Like an intermediary mechanism between “no valid blocks are produced” and emergency mode activation. For instance, if the staking network rejects the zk proof from the elected prover, couldn’t a different prover step in to present another proof that the staking network might accept? (What could incentivize this prover to intervene – is altruism enough ser?)
The network could then progress with the new state update.

This could serve as a preliminary step before the activation of emergency mode, which, while beneficial, should be reserved for extremely critical situations (imho) such as a scenario where multiple provers persistently submit proofs that represent an invalid state transition.

To deter stakers from engaging in malicious activities (for example, signing without processing each transaction), what are the negative incentives imposed on stakers e.g slashing conditions?
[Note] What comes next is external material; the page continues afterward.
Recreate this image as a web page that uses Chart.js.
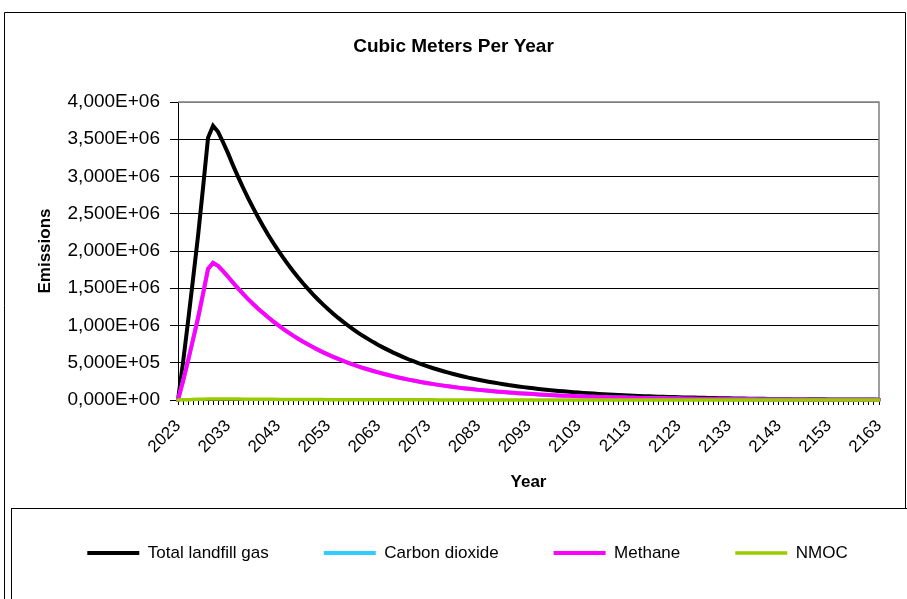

That’s pretty much what I had in mind so far.

And yea, just wanted to mention that the fact that the activation of emergency mode can only be triggered by a bug and cannot be intentionally influenced by something like a multisig is remarkable.

65 Likes

Thanks for reading!

Emergency mode would only engage if there had been several hours of missed slots, not on the first failure. Both of the leading sequencer selection proposals (Fernet and B52) define slot lengths of 60 - 600 seconds. A valid block must be presented in this time or the slot starts again.

In the case where the BLS Validating training wheels and the ZK proof disagree, the network would miss a slot, resulting in a slight delay to user transaction confirmation times, but the network should resume processing blocks. If the network still can’t process blocks for several hours emergency mode would be enabled as the situation is more serious.

I can update the post to make this more clear, as I think its a great call out. Thanks!

For slashing conditions, this is more nuanced and needs further research, initial thoughts are:

Forcing stakers to attest that the supplied ZK proof is for the state transition they calculated, not just what the state transition is. Stakers could then be slashed if the L1 contract does not process a block as their attestation should have caught this.
(This would introduce additional latency and coordination issues as the builder would have to socialise the block proof to all attesters for signing and collect the signatures after block production.)

69 Likes

Could you combine BLS with non-governance so that non-governance social consensus could remove BLS training wheels at any time? (subject to 30 day time-delay)

2 Likes

Sorry for the delay here. Yes you could combine this with any other governance system, to have it be removed.

1 Like